1. Call the widget method in prDashboardProvider. This will configure the 2 next components.
2. The directive that renders the new widget.
3. The 2 controllers and templates for the widget view and edit modes.
We recommend checking the source code, prDashboardWidgets provides several examples of dashboard widgets.

Q10: What’s the difference between Pulsar Reporting UI and existing AngularJS dashboard templates?

Pulsar Reporting UI is built to work directly with the Pulsar Reporting API, providing an end-to-end solution to visualize data and make it easy for the user to create reports according to their needs.

Q11: How to extend Dashboard template?

Dashboard templates are simple collections of columns with CSS classes attached to them. You can use Angular’s config step to call the prDashboardProvider.layout method to define new ones for yourself.

Q12: How to add a new data source, what is the step to inject data and show it on the dashboard?

New data sources can be added dynamically from Admin Dashboard. Data sources can be added through API call directly also. For testing purpose, users can choose to configure the data sources in properties files and then restart the API server. Please refer to Pulsar Reporting API User Guide for detail.

Q13: How to use MySQL as metadata storage?

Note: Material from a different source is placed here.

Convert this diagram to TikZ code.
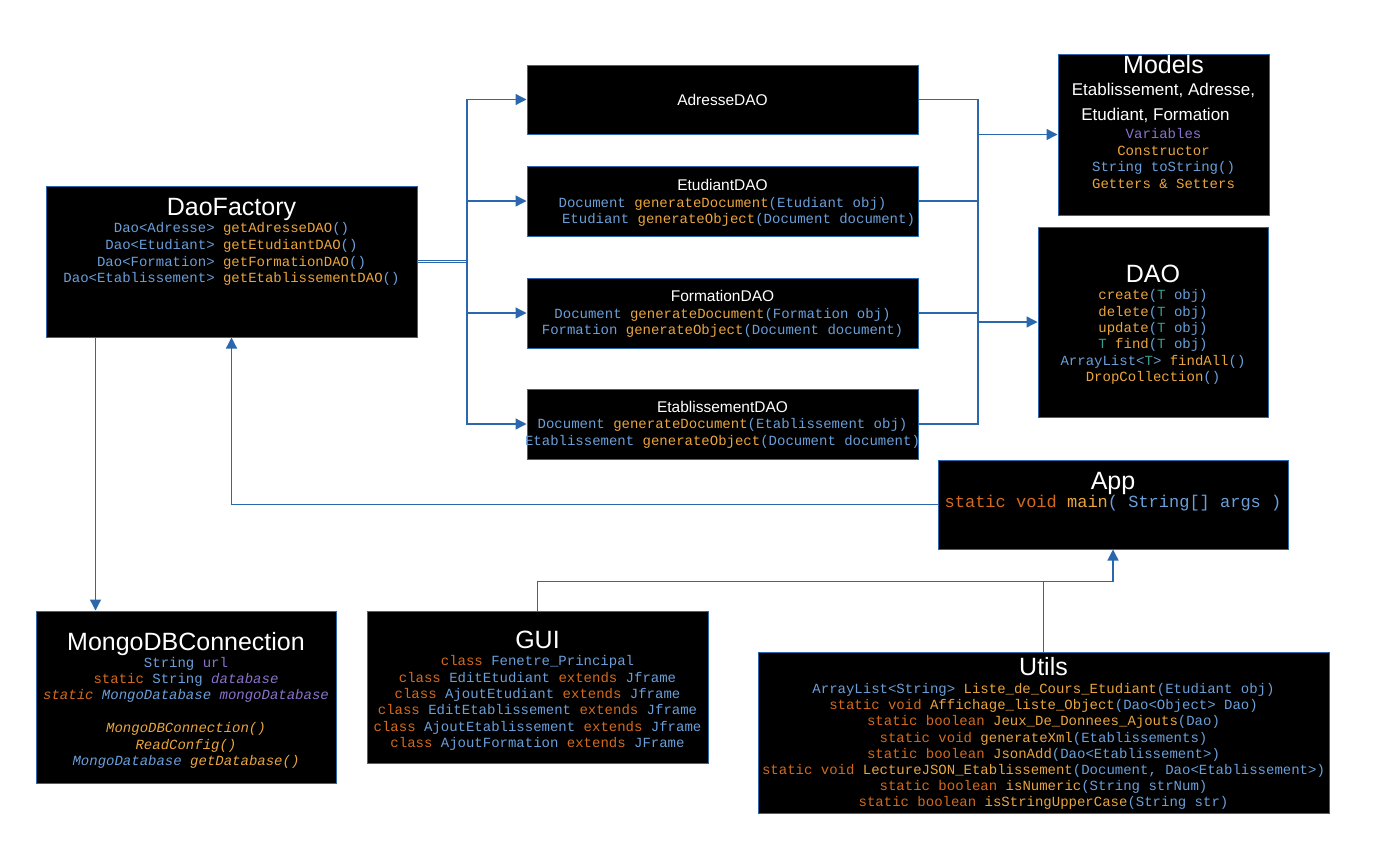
\documentclass[tikz,border=0pt]{standalone}
\usepackage{fontspec}
\setmainfont{Liberation Sans}
\setmonofont{Liberation Mono}
\usetikzlibrary{arrows.meta}
\usetikzlibrary{positioning}

\definecolor{linkblue}{HTML}{2B67AD}
\definecolor{typeblue}{HTML}{6A9FDA}
\definecolor{method}{HTML}{EBA53F}
\definecolor{keyword}{HTML}{D46A1E}
\definecolor{field}{HTML}{8A72CC}
\definecolor{generic}{HTML}{3A9D8E}

\newcommand{\kwd}[1]{\textcolor{keyword}{#1}}
\newcommand{\mth}[1]{\textcolor{method}{#1}}
\newcommand{\fld}[1]{\textcolor{field}{#1}}
\newcommand{\gen}[1]{\textcolor{generic}{#1}}
\newcommand{\ttl}[1]{{\rmfamily\color{white}\fontsize{25}{30}\selectfont #1}}
\newcommand{\sttl}[1]{{\rmfamily\color{white}\fontsize{15.5}{18}\selectfont #1}}
\newcommand{\mttl}[1]{{\rmfamily\color{white}\fontsize{17}{20}\selectfont #1}}

\tikzset{
  box/.style={draw=linkblue, fill=black, line width=1pt, inner sep=0pt},
  code/.style={align=center, inner sep=0pt, text=typeblue,
    font={\ttfamily\fontsize{14}{16.4}\selectfont\lineskiplimit-50pt}},
  link/.style={draw=linkblue, line width=1.3pt},
}

\begin{document}
\begin{tikzpicture}[x=1pt, y=-1pt, >={Triangle[length=11pt,width=11pt]}]
    \fill[white] (0,0) rectangle (1376,865);
    \useasboundingbox (0,0) rectangle (1376,865);

    % boxes
    \node[box, minimum width=371, minimum height=151] (factory) at (231.5,261.5) {};
    \node[box, minimum width=391, minimum height=69] (adresse) at (722.5,99.5) {};
    \node[box, minimum width=391, minimum height=70] (etudiant) at (722.5,201) {};
    \node[box, minimum width=391, minimum height=70] (formation) at (722.5,313) {};
    \node[box, minimum width=391, minimum height=70] (etablissement) at (722.5,424) {};
    \node[box, minimum width=211, minimum height=161] (models) at (1163.5,134.5) {};
    \node[box, minimum width=230, minimum height=190] (dao) at (1153,322) {};
    \node[box, minimum width=350, minimum height=89] (app) at (1113,504.5) {};
    \node[box, minimum width=300, minimum height=172] (mongodb) at (186,697) {};
    \node[box, minimum width=341, minimum height=152] (gui) at (537.5,687) {};
    \node[box, minimum width=571, minimum height=161] (utils) at (1043.5,732.5) {};

    % contents
    \node[code, anchor=north, font={\ttfamily\fontsize{14}{16.7}\selectfont\lineskiplimit-50pt}] (factorytext) at (231.5,198.5) {\ttl{DaoFactory}\\
      Dao<Adresse> \mth{getAdresseDAO}()\\
      Dao<Etudiant> \mth{getEtudiantDAO}()\\
      Dao<Formation> \mth{getFormationDAO}()\\
      Dao<Etablissement> \mth{getEtablissementDAO}()};
    \node[code] (adressetext) at (722.5,100) {\sttl{AdresseDAO}};
    \node[code, anchor=north, font={\ttfamily\fontsize{14}{16.6}\selectfont}] (etudianttext) at (722.5,179.3) {\sttl{EtudiantDAO}\\
      Document \mth{generateDocument}(Etudiant obj)\\
      \hspace*{32pt}Etudiant \mth{generateObject}(Document document)};
    \node[code, anchor=north, font={\ttfamily\fontsize{14}{16.6}\selectfont}] (formationtext) at (722.5,290) {\sttl{FormationDAO}\\
      Document \mth{generateDocument}(Formation obj)\\
      Formation \mth{generateObject}(Document document)};
    \node[code, anchor=north, font={\ttfamily\fontsize{14}{16.6}\selectfont}] (etablissementtext) at (722.5,400.7) {\sttl{EtablissementDAO}\\
      Document \mth{generateDocument}(Etablissement obj)\\
      Etablissement \mth{generateObject}(Document document)};
    \node[code, anchor=north] (modelstext) at (1163.5,55) {\ttl{Models}\\[5.9pt]
      \mttl{Etablissement, Adresse,}\\[8.6pt]
      \mttl{Etudiant, Formation}\rule{16pt}{0pt}\\[1.9pt]
      \fld{Variables}\\
      \mth{Constructor}\\
      String toString()\\
      \mth{Getters \& Setters}};
    \node[code, anchor=north] (daotext) at (1153,265) {\ttl{DAO}\\[0.6pt]
      \mth{create}(\gen{T} obj)\\
      \mth{delete}(\gen{T} obj)\\
      \mth{update}(\gen{T} obj)\\
      \gen{T} \mth{find}(\gen{T} obj)\\
      ArrayList<\gen{T}> \mth{findAll}()\\
      \mth{DropCollection}()};
    \node[code, anchor=north, font={\ttfamily\fontsize{17}{18}\selectfont\lineskiplimit-50pt}] (apptext) at (1113,472) {\ttl{App}\\
      \kwd{static void} \mth{main}( String[] args )};
    \node[code, anchor=north] (mongotext) at (186,632) {\ttl{MongoDBConnection}\\[0.3pt]
      String \fld{url}\\
      \kwd{static} String \fld{\itshape database}\\
      \itshape\kwd{static} MongoDatabase \fld{mongoDatabase}\\
      \\
      \itshape\mth{MongoDBConnection()}\\
      \itshape\mth{ReadConfig()}\\
      \itshape MongoDatabase \mth{getDatabase()}};
    \node[code, anchor=north] (guitext) at (537.5,631) {\ttl{GUI}\\[0.6pt]
      \kwd{class} Fenetre\_Principal\\
      \kwd{class} EditEtudiant \kwd{extends} Jframe\\
      \kwd{class} AjoutEtudiant \kwd{extends} Jframe\\
      \kwd{class} EditEtablissement \kwd{extends} Jframe\\
      \kwd{class} AjoutEtablissement \kwd{extends} Jframe\\
      \kwd{class} AjoutFormation \kwd{extends} JFrame};
    \node[code, anchor=north, font={\ttfamily\fontsize{14}{16.2}\selectfont\lineskiplimit-50pt}] (utilstext) at (1043.5,657) {\ttl{Utils}\\[1.9pt]
      ArrayList<String> \mth{Liste\_de\_Cours\_Etudiant}(Etudiant obj)\\
      \kwd{static void} \mth{Affichage\_liste\_Object}(Dao<Object> Dao)\\
      \kwd{static boolean} \mth{Jeux\_De\_Donnees\_Ajouts}(Dao)\\
      \kwd{static void} \mth{generateXml}(Etablissements)\\
      \kwd{static boolean} \mth{JsonAdd}(Dao<Etablissement>)\\
      \kwd{static void} \mth{LectureJSON\_Etablissement}(Document, Dao<Etablissement>)\\
      \kwd{static boolean} \mth{isNumeric}(String strNum)\\
      \kwd{static boolean} \mth{isStringUpperCase}(String str)};

    % connectors
    \coordinate (split) at (467,261.5);
    \coordinate (merge) at (978,134.5);
    \coordinate (join) at ([yshift=-32pt]app.south);

    \draw[link, line width=1pt, double=white, double distance=1.4pt] (factory) -- (split);
    \foreach \n in {adresse, etudiant, formation, etablissement}
      \draw[link, ->] (split) |- (\n);
    \foreach \n in {adresse, etudiant, formation, etablissement}
      \draw[link] (\n.east) -| (merge);
    \draw[link, ->] (merge) -- (models);
    \draw[link, ->] (merge |- dao) -- (dao);

    \draw[link, ->] (app.west) -| (factory.south);
    \draw[link, ->] ([xshift=50pt]factory.south west) -- ([xshift=60pt]mongodb.north west);

    \draw[link] (gui) |- (join);
    \draw[link] (utils) |- (join);
    \draw[link, ->] (join) -- (app);
\end{tikzpicture}
\end{document}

1. Create database and initialize the database, please refer to mysql.sql under project pulsarquery-amdin
2. Add mysql-connector-java dependency to pom.xml of pulsarquery-admin module as well as parent pom.xml
3. Specify configuration under ${user.home}/pulsarquery-config.properites
    pulsarquery.db.driver=com.mysql.jdbc.Driver
    pulsarquery.db.url=jdbc:mysql://<mysql server>/<database>
    pulsarquery.db.user=<username>
    pulsarquery.db.password=<password>
    pulsarquery.db.table.name.prefix=<prefix of each table, empty if none>

Q14: How can I add new dimensions and/or metrics?

To add new dimensions, you can modify the EPLs in Event Distributor (a stage in Pulsar Pipeline) which flows data to Druid though Kafka. To add new metrics, you can modify both the EPLs and the Druid configurations (ingestion spec) to change the Druid aggregation method on the metrics.